Snoop Dogg featuring Kurupt and Charlie wilson-Up Jump Tha Boogie
I grew up in the era of Snoop Dogg. The anticipation on his sophomore album was unrivaled. He dominated the Chronic and his first album was coming out of every headphone in my school, parents hated him and that helped. You know the anticipation is intense when everyone seems to cop at the same time, maybe the only other two albums I felt that with were Dre 2001 and the Blueprint.
Tha Doggfather turned out to be seventeen shades more somber than anyone counted on. Purist funky to its absolute core almost every lyric was tinged with paranoia and sadness. Dr. Dre had left, Tupac died and Snoop was starting to see the Death Row Dream become a nightmare.
Everyone knew from the cover that this was going to be Snoop on his throne taking his place as one of the most powerful artists in Rap. No one knew he would do it obstinately, while lamenting the violence surrounding his record labels success. I remember a class mate at the time telling me he didn’t like this album nearly as much because it didn’t have enough swearing. That sounds idiotic now but for a white kid in Maine…he had never heard the B word pronounced like that. He wanted so much more of teenage Snoop, getting drunk, cracking jokes, and lashing out at authority. The maturation point between youth and experience is somewhere between Doggystyle and Tha Doggfather. I know because the lyric “Just what we needed, banging on wax, another Crip. What you gon’ do N#$% jack the mother ship? You’re like an actor with another script, predictable as Rambo with another clip. How many N#$%’s you gon’ kill in your verse? You need to sit down and learn to get down first,” could never have happened on Doggystyle.
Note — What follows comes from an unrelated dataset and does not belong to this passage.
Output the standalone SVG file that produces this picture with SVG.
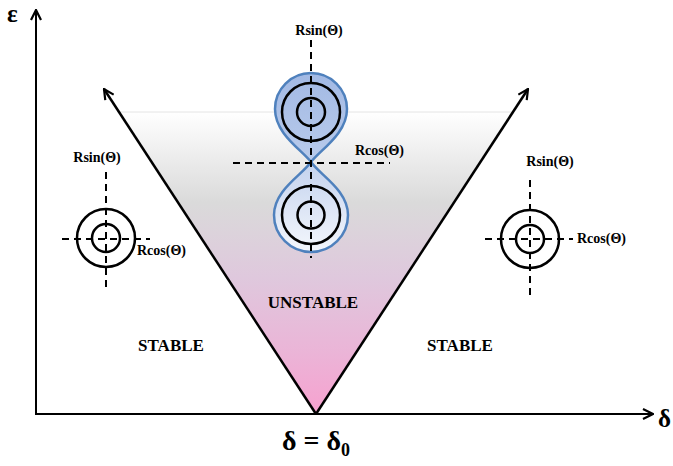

Snoop had seen so much hostility and death that he wasn’t just offended by it he was exhausted. The idiocy of rappers making reputations based on toughness alone in a world that was supposed to allow them a venue for art stuck in his craw. Up Jump Tha Boogie is funky and loose according to the beat and the accompanying music video but deathly serious from bar to bar culminating in my favorite Snoop Dogg line “…but before I give a N#$%% a 9 I’d rather give a N#$%%^ a mic and write him a rhyme.” Even as one of the most influential people in his entire industry he detested the violence so much that to end it he wouldn’t just give opportunities he would write bars. I’m not taking this literally of course. It speaks to the anxiety that is the backbone of my favorite Snoop Dogg song and my favorite creative period for him. You can have Gin and Juice, you can have Deep Cover. I’ll take the dejected Dogg from the back cover, snarling on his throne and wondering why the rap world he gets to rule is so damn polluted.